There may also be higher traffic on this level because it has the perfect view of the West Gateway Garden, which allows visitors to take Instagram-worthy pictures.
Jewel Changi Airport: Level 4
A mixture of shops on this level caters to different groups of people. The most popular store on this level is the Pokémon centre, which is situated right in front of the escalator. Being the first outlet in Singapore, it has already captured the attention of all the “Ash” that could be found.
The crowd and sales volume has been consistent since Jewel’s opening. Again, there is more patrons and sales over the weekend as compared to weekdays.
A large proportion of shops clustered on this level are catered to children and parents. Shops such as Mothercare, FILA KIDS and Times Junior are not as popular as compared to other retail shops. Since such shops target a small specific group of shoppers, the sales and customer volume is generally lower than the rest of the shops.

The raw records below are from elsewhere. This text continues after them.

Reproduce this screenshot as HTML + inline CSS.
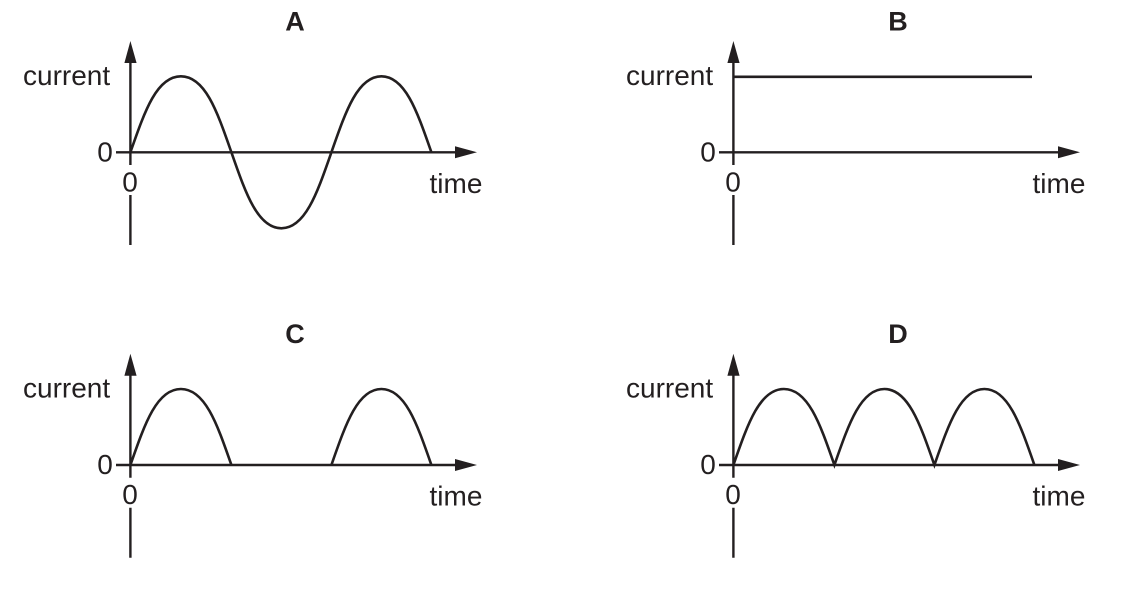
<!DOCTYPE html>
<html>
<head>
<meta charset="utf-8">
<style>
html,body{margin:0;padding:0;background:#fff;width:1130px;height:610px;overflow:hidden}
svg{display:block}
text{font-family:"Liberation Sans",sans-serif;font-size:28px;fill:#231f20}
.t{font-weight:bold;font-size:27px;text-anchor:middle}
.l{fill:none;stroke:#231f20;stroke-width:2.4}
.c{fill:none;stroke:#231f20;stroke-width:2.6}
.a{fill:#231f20}
</style>
</head>
<body>
<svg width="1130" height="610" viewBox="0 0 1130 610" xmlns="http://www.w3.org/2000/svg">

<!-- A -->
<g>
<text class="t" x="295" y="30.3">A</text>
<text x="23" y="85">current</text>
<text x="97.3" y="161.5">0</text>
<text x="122.3" y="191.5">0</text>
<text x="429.5" y="193">time</text>
<path class="l" d="M130.4 60V165M130.4 195V245M116 152.3H458"/>
<path class="a" d="M130.4 41L136.6 63H124.4Z"/>
<path class="a" d="M477 152.3L455 146.3V158.3Z"/>
<path class="c" d="M130.4 152.3C144.4 112.3 156.4 76.3 180.9 76.3C205.4 76.3 217.4 112.3 231.4 152.3C245.4 192.3 257.4 228.3 281.4 228.3C305.4 228.3 317.4 192.3 331.4 152.3C345.4 112.3 357.4 76.3 381.4 76.3C405.4 76.3 417.4 112.3 431.4 152.3"/>
</g>

<!-- B -->
<g transform="translate(603,0)">
<text class="t" x="295" y="30.3">B</text>
<text x="23" y="85">current</text>
<text x="97.3" y="161.5">0</text>
<text x="122.3" y="191.5">0</text>
<text x="429.5" y="193">time</text>
<path class="l" d="M130.4 60V165M130.4 195V245M116 152.3H458"/>
<path class="a" d="M130.4 41L136.6 63H124.4Z"/>
<path class="a" d="M477 152.3L455 146.3V158.3Z"/>
<path class="c" d="M130.4 76.8H429"/>
</g>

<!-- C -->
<g transform="translate(0,312.7)">
<text class="t" x="295" y="30.3">C</text>
<text x="23" y="85">current</text>
<text x="97.3" y="161.5">0</text>
<text x="122.3" y="191.5">0</text>
<text x="429.5" y="193">time</text>
<path class="l" d="M130.4 60V165M130.4 195V245M116 152.3H458"/>
<path class="a" d="M130.4 41L136.6 63H124.4Z"/>
<path class="a" d="M477 152.3L455 146.3V158.3Z"/>
<path class="c" d="M130.4 152.3C144.4 112.3 156.4 76.3 180.9 76.3C205.4 76.3 217.4 112.3 231.4 152.3M331.4 152.3C345.4 112.3 357.4 76.3 381.4 76.3C405.4 76.3 417.4 112.3 431.4 152.3"/>
</g>

<!-- D -->
<g transform="translate(603,312.7)">
<text class="t" x="295" y="30.3">D</text>
<text x="23" y="85">current</text>
<text x="97.3" y="161.5">0</text>
<text x="122.3" y="191.5">0</text>
<text x="429.5" y="193">time</text>
<path class="l" d="M130.4 60V165M130.4 195V245M116 152.3H458"/>
<path class="a" d="M130.4 41L136.6 63H124.4Z"/>
<path class="a" d="M477 152.3L455 146.3V158.3Z"/>
<path class="c" d="M130.4 152.3C144.4 112.3 156.4 76.3 180.9 76.3C205.4 76.3 217.4 112.3 231.4 152.3C245.4 112.3 257.4 76.3 281.4 76.3C305.4 76.3 317.4 112.3 331.4 152.3C345.4 112.3 357.4 76.3 381.4 76.3C405.4 76.3 417.4 112.3 431.4 152.3"/>
</g>
</svg>
</body>
</html>
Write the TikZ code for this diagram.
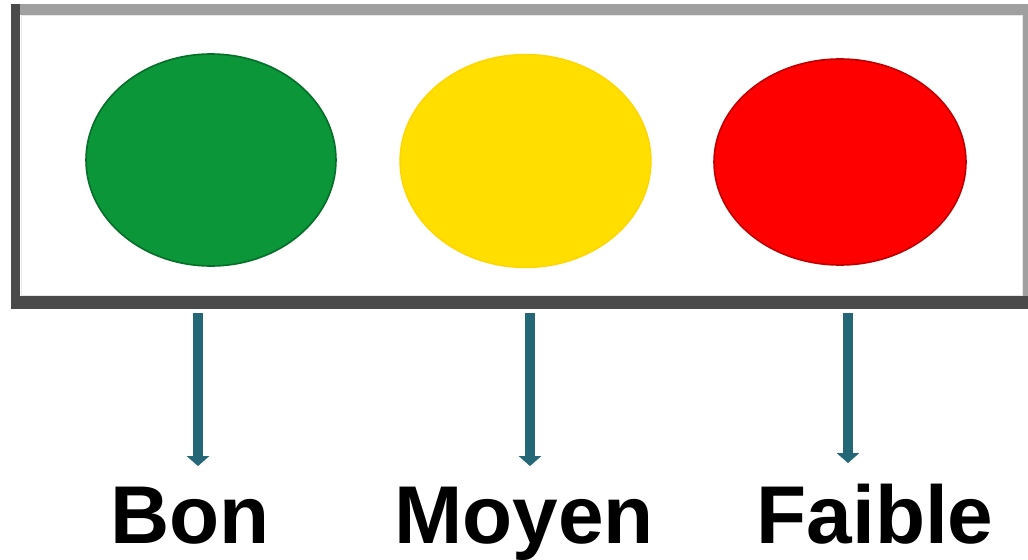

These shops are frequented more over the weekends than the weekdays.
Other distinct features of this level are the amenities and attractions that it provides to its visitors. Asia’s very first Yotelair is opened in Singapore, giving Singapore’s airport an edge over other Asian airports. Yotelair provides cabins for visitors, usually passengers who are transiting, to rest and recharge before embarking on the next stage of their journey.
The crowd volume varies since the number of transition flights differs everyday. In addition to Yotelair, Changi Experience Studio allows visitors to be engaged in interactive games and immersive shows. Projected to open on 10th June, transit passengers, tourists and Singapore residents are able to have a go at this interesting attraction.
Jewel Changi Airport: Level 5
The biggest attraction on level 5 is The Canopy Park, which features an array of exciting play attractions. Set to open on 10 June 2019, there will be mazes, bouncing nets, garden trails and giant slides. While it was still closed when we visited, there were many curious visitors who were checking the place out or dining at the surrounding restaurants.
Apart from The Canopy Park, Level 5 boasts numerous open-air concept restaurants. With a spectacular, bird’s-eye view of the waterfall, the restaurants get filled up quickly during the peak hours (lunch and dinner) with patrons eager to dine next to stunning views.
London’s famed Burgers & Lobsters can be found on Level 5, along with other popular dining options like Tanuki Raw, Tiger Street Lab, and Rumors Bar & Grill. It is also worth noting that the dining options are vastly different and caters to a wide range of palates.
The unique dining experience and play attractions are the main draws of the area, with many there enjoying chill vibes over good food. When we visited at around 5pm, there was already a dinner queue at Burgers & Lobsters. Other F&B outlets also saw relatively good business, with close to half of its tables filled.
So, will Jewel remain trending?
The Jewel will continue to trend, in the same way that Gardens by the Bay and Sentosa are still trending. It’s mainly a tourist attraction, with HSBC’s Rain Vortex as the beacon.
Like moths to a flame, Jewel will always capture the hearts of both tourists and locals alike. Popular chains like Shake Shack and A&W is also likely to remain popular and attract crowds, especially on weekends.
With Singapore receiving thousands of tourists on a daily basis, it definitely rakes in the cash as people on holiday are usually in a spending mood. There were about 19.1 million visitors at the end of 2019, according to the Singapore Tourism Board (STB). These visitors definitely have the capacity to make it rain, with Tourism Receipts (TR) notching a high of $27.7 billion.
Even locals will continue to flock The Jewel’s hotspots. If they aren’t tired of Universal Studios Singapore (USS), then I highly doubt they’ll lose interest in The Jewel.